Looking back, it was really just a matter of time. Last year's acquisition of Motorola Mobility, for $40 a share, totaling a cool $12.5 billion, was a watershed moment for Google . Ostensibly, Google's largest acquisition to date was completed to secure Motorola Mobility's 17,000 patents, along with another 7,500 that were pending approval. The idea was the patents would ward off potential patent-related lawsuits.
But Google CEO Larry Page wasn't fooling anyone; buying Motorola Mobility was a direct means to go after Apple and Samsung in the lucrative U.S. smartphone OEM market. Google's partnership with LG has already produced a Nexus smartphone, and Motorola has some, too, but that's so un-Google. If we've learned anything over the past couple of years, it's that Google isn't afraid to aggressively enter new markets with guns blazing: Google Fiber, the use of white space for wireless connectivity, self-driving cars, Glass -- the list goes on and on.
So, when is Google -- via its Motorola Mobility unit -- going to get to work manufacturing its own high-end smartphone, and get serious about taking on Apple? Turns out, that time is nearly here.
Get ready for Moto X
Motorola has a suite of smartphone alternatives, of course; its RAZR phone was once a cutting-edge mobile device. But as Apple's iPhone and Samsung's Galaxy line of phones hit the streets, Motorola's share of the domestic smartphone pie continued to shrink -- down to an 8.5% market share in March of this year, from 9.1% the end of 2012. Google doesn't take losing lightly. The answer? Step up to the plate with its own premium Motorola Mobility phone, manufactured right here in the U.S.
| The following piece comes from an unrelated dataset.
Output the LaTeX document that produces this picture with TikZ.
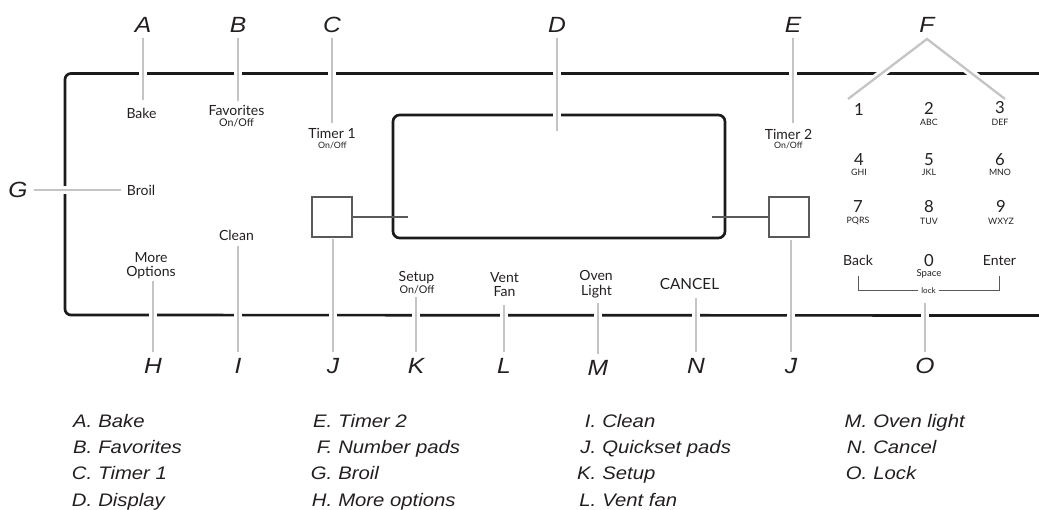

As we learned through an interview with Motorola Mobility CEO Dennis Woodside at the All Things Digital conference, the manufacturing of the Moto X phone -- which will sport a new design, using two batteries to save power, and possibly incorporate sensors to predict users' needs -- will be outsourced, but it's Google-backed Motorola Mobility, through and through. As Woodside put it, "We're trying to bring Motorola back to its roots." And maximize the $12.5 billion purchase price, while at the same time going after Apple's share of the domestic smartphone market? You can bet on that.
The target date for rolling out the Moto X is this October and, like Apple and its iMacs, Moto X will be made in the USA -- just outside Fort Worth, Texas, to be precise. Moto X will generate about 2,000 local jobs, too.
Google is also exploring ways to incorporate cutting-edge technologies into its Moto X smartphone, including electronic tattoos and wearable devices to confirm a Moto X user's identity. As Google continues to push the envelope, and combines its drive for innovation with taking ownership of its own OEM devices, who knows where its smartphone will end and an all-in-one mobile device begin? A lack of innovation has been mentioned time and again as one reason Apple's share price has declined so dramatically lately. That's not likely to be a problem for a Google-driven Motorola Mobility device.
Unseating Apple in the U.S. isn't going to happen overnight, if it happens at all. With 39% of the domestic smartphone market as of Q1 of 2013, Apple actually stretched its lead over Samsung (at least in the U.S.). Not surprisingly, Google's Android continues to rule the OS roost, running 52% of all Americans' smartphones in Q1. Google's OS market domination, along with its willingness to push technology to new heights, bode well for Google's latest foray. Maybe Page knew what he was doing when he plopped down $12.5 billion for Motorola Mobility, after all.